Moat Analysis - Rating: 2 / 5

While AMBP has some differentiation, its moat isn’t particularly strong.

  • Limited Pricing Power: Despite being a global leader, AMBP lacks pricing power, meaning it’s likely unable to raise prices beyond market averages.
  • Moderate Scale Advantages: The company does have scale, which helps increase efficiency and lower operating costs, although it’s very similar to other major players. Scale does give it an advantage, but doesn’t completely set it apart.
  • Weak Switching Costs: Customers have some level of switching cost, though nothing that is difficult to overcome, meaning they can easily choose alternative suppliers.
  • Limited Brand Advantage: A brand name or brand loyalty don’t have a major impact, as customers mainly purchase the can and not AMBP’s brand.

Overall, AMBP has some level of moat due to its scale, but its overall moat is rather weak. This earns it a moat rating of 2/5.

Risks to the Moat and Business Resilience

  • Industry Consolidation: The beer and beverages industries are consolidating, which means fewer customers with more bargaining power to negotiate prices.
  • Commodity Prices: Changes in aluminum and steel prices can affect operating costs, especially when contracts are of a short-term nature.
  • Technological Changes: Development of alternative packaging materials or new manufacturing techniques could lead to the company’s core product offerings to become obsolete.
  • Customer Concentration: A significant portion of their revenue is from a few major customers, so losing any of them would drastically hurt the business.
  • High Debt: The high level of leverage exposes the company to financial distress from economic downturns and increases in interest rates.
  • Currency Fluctuations: As mentioned above, significant changes in currencies are a major risk.
  • Regulatory Pressures: Changes in regulations regarding recycling, environmental compliance, or other industry rules will affect operations.

Despite these risks, the company has some built-in resilience.
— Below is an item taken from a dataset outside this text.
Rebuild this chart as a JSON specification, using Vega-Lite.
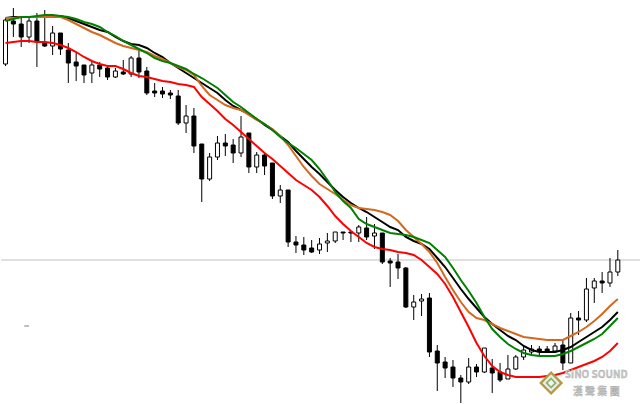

It’s a leading player with a diversified customer base and supply chain, meaning if any one source is affected, they are able to withstand that.

Understandability Rating: 3 / 5

The core business of AMBP is relatively straightforward (manufacturing and selling beverage cans). However, its global operations, complex capital structure, and heavy reliance on financial reporting make it difficult for the average investor to understand. For that reason, it earns a understandability rating of 3/5.

Balance Sheet Health Rating: 2 / 5

Due to heavy debt, large intangibles, and continued losses because of restructuring charges, AMBP’s balance sheet health is weak. This is reflected in their low credit ratings and dependence on debt markets. Consequently, a rating of 2/5 is warranted.

Recent Concerns / Controversies

  • Goodwill Impairment: The recent impairment on goodwill and intangible assets has raised concerns over the company’s past acquisitions and financial reporting. There are questions about if they have overpaid for companies and if the true underlying value of the acquired companies is not up to par.
  • Debt Reduction Concerns: While the company wants to reduce its debt, rising interest rates and slowing earnings may make it hard to do so.
  • Customer Loss: Losing a few key customers can cause major losses and decreased revenues that would lead to further debt problems and an inability to grow in the future.
  • High Input Costs: Fluctuations in aluminium, steel and other raw materials that the company uses, mean it can become more vulnerable to decreases in profitability.

These concerns are valid and should be investigated further, but if management manages to overcome these obstacles, it may be a good company with a high upside.